I sounded pretentious because I was. But honestly, this book has Remy, a girl who never believed in love. She believes in having fun with her friends and getting out of town when she goes to college. She wants away from her mother’s fourth marriage (or is it fifth). It’s not like she had the best model for love. She never met her dad. He just wrote a famous song for her. So she has a no musician rule. Until she meets Dexter.
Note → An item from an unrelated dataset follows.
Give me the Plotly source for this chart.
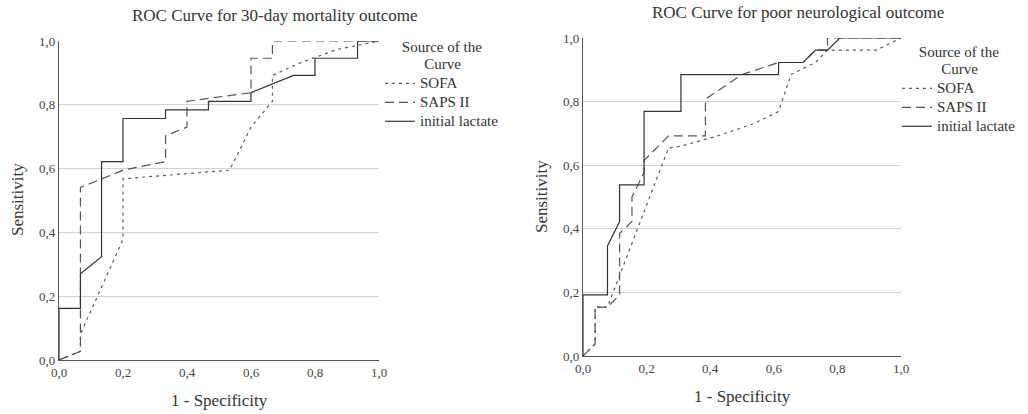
import plotly.graph_objects as go

# ---- ROC curve coordinates: 30-day mortality outcome ----
lac_mort_fpr = [0, 0, 0.067, 0.067, 0.133, 0.133, 0.2, 0.2, 0.333, 0.333, 0.467, 0.467,
                0.6, 0.6, 0.733, 0.8, 0.8, 0.933, 0.933, 1.0]
lac_mort_tpr = [0, 0.162, 0.162, 0.270, 0.324, 0.622, 0.622, 0.757, 0.757, 0.784, 0.784, 0.811,
                0.811, 0.838, 0.892, 0.892, 0.946, 0.946, 1.0, 1.0]

saps_mort_fpr = [0, 0.067, 0.067, 0.2, 0.333, 0.333, 0.4, 0.4, 0.6, 0.6, 0.667, 0.667, 1.0]
saps_mort_tpr = [0, 0.027, 0.541, 0.595, 0.622, 0.703, 0.730, 0.811, 0.838, 0.946, 0.946, 1.0, 1.0]

sofa_mort_fpr = [0, 0.067, 0.067, 0.2, 0.2, 0.533, 0.6, 0.667, 0.667, 0.75, 0.867, 1.0]
sofa_mort_tpr = [0, 0.027, 0.081, 0.378, 0.568, 0.595, 0.730, 0.811, 0.892, 0.93, 0.973, 1.0]

# ---- ROC curve coordinates: poor neurological outcome ----
lac_neuro_fpr = [0, 0, 0.077, 0.077, 0.115, 0.115, 0.192, 0.192, 0.308, 0.308, 0.615, 0.615,
                 0.692, 0.731, 0.769, 0.808, 1.0]
lac_neuro_tpr = [0, 0.192, 0.192, 0.346, 0.423, 0.538, 0.538, 0.769, 0.769, 0.885, 0.885, 0.923,
                 0.923, 0.962, 0.962, 1.0, 1.0]

saps_neuro_fpr = [0, 0.038, 0.038, 0.077, 0.115, 0.115, 0.154, 0.154, 0.192, 0.192, 0.269, 0.385,
                  0.385, 0.5, 0.615, 0.692, 0.731, 0.769, 0.769, 1.0]
saps_neuro_tpr = [0, 0.038, 0.154, 0.154, 0.192, 0.385, 0.423, 0.5, 0.577, 0.615, 0.692, 0.692,
                  0.808, 0.885, 0.923, 0.923, 0.962, 0.962, 1.0, 1.0]

sofa_neuro_fpr = [0, 0.038, 0.038, 0.077, 0.269, 0.308, 0.423, 0.538, 0.615, 0.654, 0.731, 0.769,
                  0.923, 1.0]
sofa_neuro_tpr = [0, 0.038, 0.154, 0.154, 0.654, 0.66, 0.692, 0.731, 0.769, 0.885, 0.923, 0.962,
                  0.962, 1.0]

tick_vals = [0, 0.2, 0.4, 0.6, 0.8, 1.0]
series_names = ["SOFA", "SAPS II", "initial lactate"]
legend_heading = "Source of the<br>" + "&nbsp;" * 6 + "Curve"

FONT = "Liberation Serif"
W, H = 1028, 414
TEXT_COLOR = "#333333"

styles = {
    "SOFA": dict(color="#5a5a5a", width=1.2, dash="3px,4px"),
    "SAPS II": dict(color="#555555", width=1.2, dash="9px,5px"),
    "initial lactate": dict(color="#333333", width=1.2, dash="solid"),
}


def big(text):
    # legend rows are spaced by the small legend font; the label itself is drawn larger
    return '<span style="font-size:15px">' + text + "</span>"


fig = go.Figure()

panels = [
    ("x", "y", "legend", [(sofa_mort_fpr, sofa_mort_tpr), (saps_mort_fpr, saps_mort_tpr),
                          (lac_mort_fpr, lac_mort_tpr)]),
    ("x2", "y2", "legend2", [(sofa_neuro_fpr, sofa_neuro_tpr), (saps_neuro_fpr, saps_neuro_tpr),
                             (lac_neuro_fpr, lac_neuro_tpr)]),
]
for xa, ya, leg, curves in panels:
    for name, (fx, ty) in zip(series_names, curves):
        fig.add_trace(go.Scatter(x=fx, y=ty, mode="lines", name=big(name), line=styles[name],
                                 xaxis=xa, yaxis=ya, legend=leg, hoverinfo="skip"))


def px_x(p):
    return p / W


def px_y(p):
    return 1 - p / H


axis_common = dict(range=[0, 1], tickvals=tick_vals, tickformat=".1f", ticks="",
                   showline=True, linecolor="#555555", linewidth=1.2, zeroline=False,
                   automargin=False,
                   tickfont=dict(family=FONT, size=13, color="#444444"), fixedrange=True)


def legend_box(x_px, y_px):
    return dict(x=px_x(x_px), y=px_y(y_px), xanchor="left", yanchor="top",
                bgcolor="rgba(0,0,0,0)", itemwidth=30, tracegroupgap=0,
                font=dict(family=FONT, size=12, color=TEXT_COLOR),
                title=dict(text=big(legend_heading), side="top center",
                           font=dict(family=FONT, size=13, color=TEXT_COLOR)))


fig.update_layout(
    width=W, height=H,
    margin=dict(l=0, r=0, t=0, b=0, autoexpand=False),
    paper_bgcolor="white", plot_bgcolor="white",
    separators=",.",
    font=dict(family=FONT, color=TEXT_COLOR),
    xaxis=dict(domain=[px_x(59), px_x(379)], anchor="y", showgrid=False, **axis_common),
    yaxis=dict(domain=[px_y(360), px_y(41)], anchor="x", showgrid=True, gridcolor="#d2d2d2",
               gridwidth=1, **axis_common),
    xaxis2=dict(domain=[px_x(583), px_x(901)], anchor="y2", showgrid=False, **axis_common),
    yaxis2=dict(domain=[px_y(356), px_y(38)], anchor="x2", showgrid=True, gridcolor="#d2d2d2",
                gridwidth=1, **axis_common),
    legend=legend_box(380, 35),
    legend2=legend_box(897, 40),
)

text_font = dict(family=FONT, size=17, color=TEXT_COLOR)
annotations = [
    dict(text="ROC Curve for 30-day mortality outcome", x=px_x(275), y=px_y(16)),
    dict(text="ROC Curve for poor neurological outcome", x=px_x(798), y=px_y(12)),
    dict(text="1 - Specificity", x=px_x(219), y=px_y(400)),
    dict(text="1 - Specificity", x=px_x(742), y=px_y(396)),
    dict(text="Sensitivity", x=px_x(18), y=px_y(200), textangle=-90),
    dict(text="Sensitivity", x=px_x(541), y=px_y(197), textangle=-90),
]
for a in annotations:
    fig.add_annotation(xref="paper", yref="paper", showarrow=False, xanchor="center",
                       yanchor="middle", font=text_font, **a)

fig.write_html("out.html")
This is honestly Sarah Dessen’s most straightforward love story. It’s about two people finding one another and seeing if they can work. They have hang-ups, and that might mean it’s a no. But what if it’s yes? Overall, Dexter had red flags. He didn’t take no for an answer and was a bit rude. But it was made in 2004? I loved Remy this time around. She’s a smart teenager who has sex and parties. Sarah is on record that this was a book about the high school best friend trope. The one who is always doing something fun off screen. And we finally get to see it! And we get to see her find happiness! I also loved that this was a book where the main character has a steady group of friends who support one another! The biggest conflict is insecurity in shifting friendship relationships! I really think this is a book for the non-bookish girls to feel seen, and it is now one of my favorites!!!!

1. The Truth About Forever
I lost my mom almost two years ago, so this book hit me in all the feels! Macy lost her dad. He was there and now he’s not. She just wants security and sameness so she can keep things moving. It’s why she has a straightforward boyfriend, she has a straightforward job, and she has a straightforward life. But when she meets the Wish Catering, their upheaval pushes her off center and into the orbit of Wes. But her mother is concerned and her sister is pushing her to finally grieve what they lost. Is she really ready?
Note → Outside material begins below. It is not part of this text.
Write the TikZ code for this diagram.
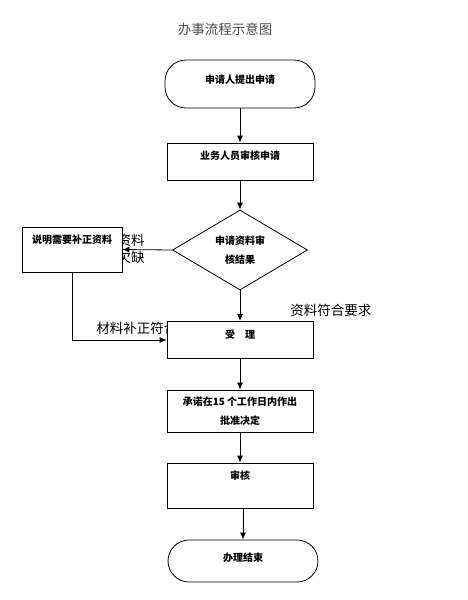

I adored this book. Honestly, for teens, it’s so fun. It seemed to mix in a lot of cliches, but in the best way for a romance. We have 1) a girl coming to terms with grief. 2) a mom who is concerned and doing her best. 3) an interesting boy who has worked on himself after being a bad boy and is now somehow super artsy and interesting. 4) healthy relationships built on detailed discussions. Wes and Macy playing the game (which isn’t a game) Truth, where one person must answer a question honestly is so great for teen girls to read. Honestly, it lets them see how to build up a young, healthy relationship. It talks about trying to make sure your life looks a certain way and trying to control it, and how that just isn’t possible. It also talks about looking past what is “good” in a person, to see what is real. I really loved my reread of this, and I can’t help but put it first.
And there you have it. Do you agree with my list???
Great list!! The Truth About Forever has always been my favorite!
LikeLike
Thank you! truth About Forever was so CUTE on repeat. I just loved it!